I first became interested in photography somewhere between five and ten years old. My dad had a substantial National Geographic collection, and I recall studying the photos and wanting to make my own. Around this time, we went on our annual family camping trip to Bench Lake, near Mt. Adams.
I recall being given a disposable point-and-shoot, which I used to photograph wildflowers. Excited to see the results and compare them with National Geographic, I was quite disappointed when I discovered my photos lacked the vibrancy and compositional prowess I saw in the magazine.
Several years later, on another family vacation, a guy in a camera shop told me the secret to those vibrant colors was a film called 'Velvia.' This propelled me to dive into photography with renewed interest. In High School, I enrolled in B&W film photography, and due to a confluence of events, I was left in charge of running the whole darkroom my senior year.
I continued studying photography in college and worked at the Photographic Center Northwest after graduating. In the following decade, I tried my hand at commercial photography. It was during this time that the digital revolution took place. Film became increasingly expensive and challenging to work with. Digital was still in it's infancy, and artistically, the results were uninspiring. My interest in photography ebbed.
Fast-forward to the release of Fuji's first medium-format digital camera, and finally, there was a camera system on the market that began to approach my artistic aspiration, and cost less than a down payment on a house. I'm not a fan of deus ex machina endings. However, in this case, the march forward towards increasingly better technology has re-inspired me artistically.
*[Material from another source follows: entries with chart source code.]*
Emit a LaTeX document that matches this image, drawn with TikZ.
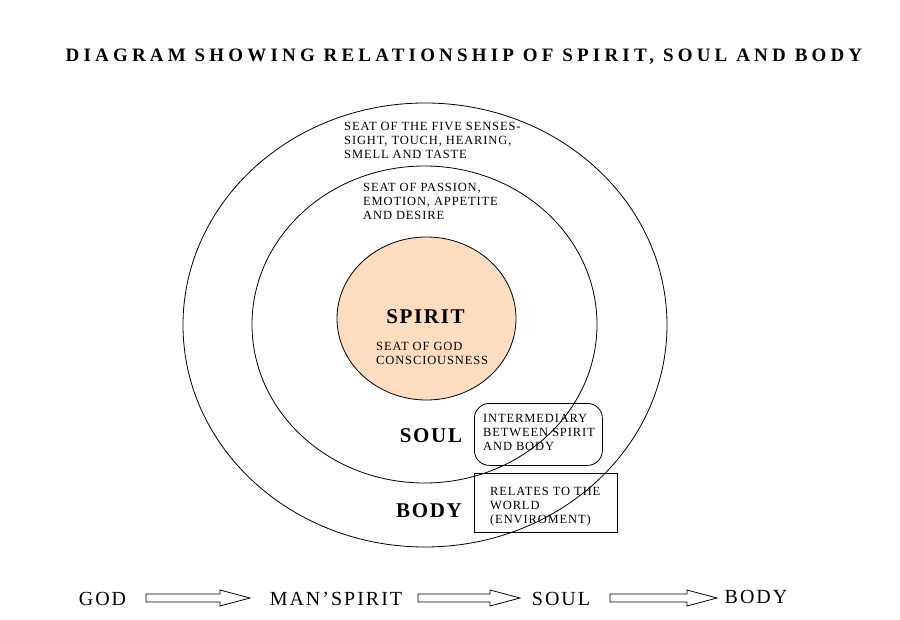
\documentclass[tikz,border=0pt]{standalone}
\usepackage{fontspec}
\setmainfont{Liberation Serif}
\newfontfamily\lsmall[LetterSpace=7]{Liberation Serif}
\newfontfamily\lhead[LetterSpace=8]{Liberation Serif}
\newfontfamily\ltitle[LetterSpace=22]{Liberation Serif}
\newfontfamily\lbottom[LetterSpace=10]{Liberation Serif}
\usetikzlibrary{shapes.geometric,calc}
\definecolor{peach}{RGB}{252,221,192}
\tikzset{
  ring/.style={ellipse, draw=black, line width=0.8pt, inner sep=0pt},
  small/.style={font=\lsmall\fontsize{12.5}{13.6}\selectfont, align=left, anchor=north west, inner sep=0pt},
  head/.style={font=\lhead\bfseries\fontsize{21}{24}\selectfont, inner sep=0pt},
  bottom/.style={font=\lbottom\fontsize{20}{24}\selectfont, inner sep=0pt},
  blk/.style={draw=black, line width=0.8pt, fill=white},
  infobox/.style={draw=black, line width=0.8pt, inner sep=0pt, anchor=north west}
}
\begin{document}
\begin{tikzpicture}[x=1pt,y=-1pt]
\useasboundingbox (0,0) rectangle (900,620);
% title
\node[font=\ltitle\bfseries\fontsize{19}{22}\selectfont, inner sep=0pt] (title) at (464,57) {DIAGRAM SHOWING RELATIONSHIP OF SPIRIT, SOUL AND BODY};
% circles
\node[ring, minimum width=484pt, minimum height=444pt] (outer) at (425,325) {};
\node[ring, minimum width=345pt, minimum height=317pt] (middle) at (424.5,324.5) {};
\node[ring, fill=peach, minimum width=179pt, minimum height=163pt] (spirit) at (426.5,318.5) {};
% texts in rings
\node[small] (senses) at (344,122.5) {SEAT OF THE FIVE SENSES-\\SIGHT, TOUCH, HEARING,\\SMELL AND TASTE};
\node[small] (passion) at (363,183.5) {SEAT OF PASSION,\\EMOTION, APPETITE\\AND DESIRE};
\node[head] (spiritlbl) at (425.5,317) {SPIRIT};
\node[small] (godcons) at (376,342.5) {SEAT OF GOD\\CONSCIOUSNESS};
\node[head] (soullbl) at (431,436) {SOUL};
\node[head] (bodylbl) at (429,511) {BODY};
% boxes
\node[infobox, rounded corners=15pt, minimum width=128pt, minimum height=62pt] (soulbox) at (474,403) {};
\node[small] (soultext) at (483,414.5) {INTERMEDIARY\\BETWEEN SPIRIT\\AND BODY};
\node[infobox, minimum width=143pt, minimum height=59pt] (bodybox) at (474,473) {};
\node[small] (bodytext) at (490,487.5) {RELATES TO THE\\WORLD\\(ENVIROMENT)};
% bottom row
\node[bottom] (god) at (102.5,599) {GOD};
\node[bottom] (manspirit) at (336,599) {MAN’SPIRIT};
\node[bottom] (soul) at (561,599) {SOUL};
\node[bottom] (body) at (756,597) {BODY};
\coordinate (a1s) at (146,598); \coordinate (a1e) at (250,598);
\coordinate (a2s) at (418,598); \coordinate (a2e) at (520,598);
\coordinate (a3s) at (610,598); \coordinate (a3e) at (717,598);
\foreach \s/\e in {a1s/a1e,a2s/a2e,a3s/a3e}{
  \draw[blk] let \p1=(\s), \p2=(\e) in
    (\x1,\y1+4pt) -- (\x2-30pt,\y1+4pt) -- (\x2-30pt,\y1+8pt) -- (\x2,\y2)
    -- (\x2-30pt,\y1-8pt) -- (\x2-30pt,\y1-4pt) -- (\x1,\y1-4pt) -- cycle;
}
\end{tikzpicture}
\end{document}
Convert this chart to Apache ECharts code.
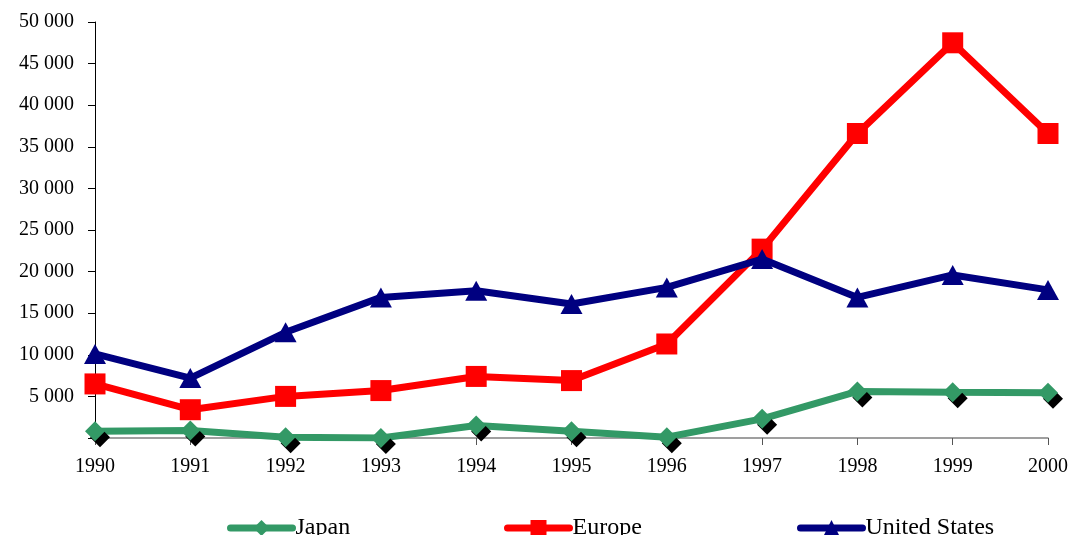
<!DOCTYPE html>
<html>
<head>
<meta charset="utf-8">
<script src="https://cdn.jsdelivr.net/npm/echarts@6/dist/echarts.min.js"></script>
<style>
  html, body { margin: 0; padding: 0; background: #fff; }
  #chart { width: 1071px; height: 535px; }
</style>
</head>
<body>
<div id="chart"></div>
<script>
// Years on the category axis
const years = ['1990', '1991', '1992', '1993', '1994', '1995', '1996', '1997', '1998', '1999', '2000'];

// Values per region
const japan = [800, 900, 100, 0, 1500, 800, 100, 2300, 5600, 5500, 5450];
const europe = [6500, 3400, 5000, 5700, 7400, 6900, 11300, 22700, 36600, 47500, 36600];
const unitedStates = [10100, 7200, 12700, 16900, 17700, 16100, 18100, 21500, 16900, 19600, 17800];

const serif = '"Liberation Serif", "DejaVu Serif", serif';

const chart = echarts.init(document.getElementById('chart'));

function legendAt(name, left) {
  return {
    data: [name],
    left: left,
    top: 511,
    itemWidth: 62,
    itemHeight: 20,
    itemGap: 0,
    lineStyle: { width: 7, cap: 'round' },
    textStyle: { fontFamily: serif, fontSize: 24, color: '#000', padding: [6, 0, 0, -2] }
  };
}

chart.setOption({
  animation: false,
  backgroundColor: '#fff',
  grid: { left: 95, right: 22, top: 22, bottom: 97, containLabel: false },
  legend: [
    legendAt('Japan', 222),
    legendAt('Europe', 499),
    legendAt('United States', 792)
  ],
  xAxis: {
    type: 'category',
    data: years,
    boundaryGap: false,
    axisLine: { lineStyle: { color: '#808080', width: 1.5 } },
    axisTick: { alignWithLabel: true, length: 7, lineStyle: { color: '#555' } },
    axisLabel: { fontFamily: serif, fontSize: 20, color: '#000', margin: 19 },
    splitLine: { show: false }
  },
  yAxis: {
    type: 'value',
    min: 0,
    max: 50000,
    interval: 5000,
    axisLine: { show: true, lineStyle: { color: '#000', width: 1 } },
    axisTick: { show: true, length: 7, lineStyle: { color: '#000' } },
    axisLabel: {
      fontFamily: serif,
      fontSize: 20,
      color: '#000',
      margin: 21,
      formatter: function (v) {
        if (v === 0) return '';
        return String(v).replace(/\B(?=(\d{3})+(?!\d))/g, ' ');
      }
    },
    splitLine: { show: false }
  },
  series: [
    {
      name: 'Japan',
      type: 'line',
      data: japan,
      symbol: 'diamond',
      symbolSize: 20,
      z: 3,
      lineStyle: { color: '#339966', width: 7 },
      itemStyle: {
        color: '#339966',
        shadowColor: '#000',
        shadowBlur: 0,
        shadowOffsetX: 5,
        shadowOffsetY: 6
      }
    },
    {
      name: 'Europe',
      type: 'line',
      data: europe,
      symbol: 'rect',
      symbolSize: 21,
      z: 4,
      lineStyle: { color: '#ff0000', width: 7 },
      itemStyle: { color: '#ff0000' }
    },
    {
      name: 'United States',
      type: 'line',
      data: unitedStates,
      symbol: 'triangle',
      symbolSize: [22, 20],
      z: 5,
      lineStyle: { color: '#000080', width: 7 },
      itemStyle: { color: '#000080' }
    }
  ]
});
</script>
</body>
</html>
I believe in using the best cameras and equipment I can afford. I don't care about current photo trends, I'd much rather study deceased photography masters. It is my goal, before I die, that I have at least one or more photos on display in a museum somewhere. With the rise of Instagram and social media, there is a trend towards every individual being their own brand. Photographic tastes have skewed more and more towards advertising aesthetics to generate clicks, follows, and sell the dream of a particular lifestyle. This doesn't interest me. I'd much rather document real emotion, genuine connection, and show the beauty in things as they are.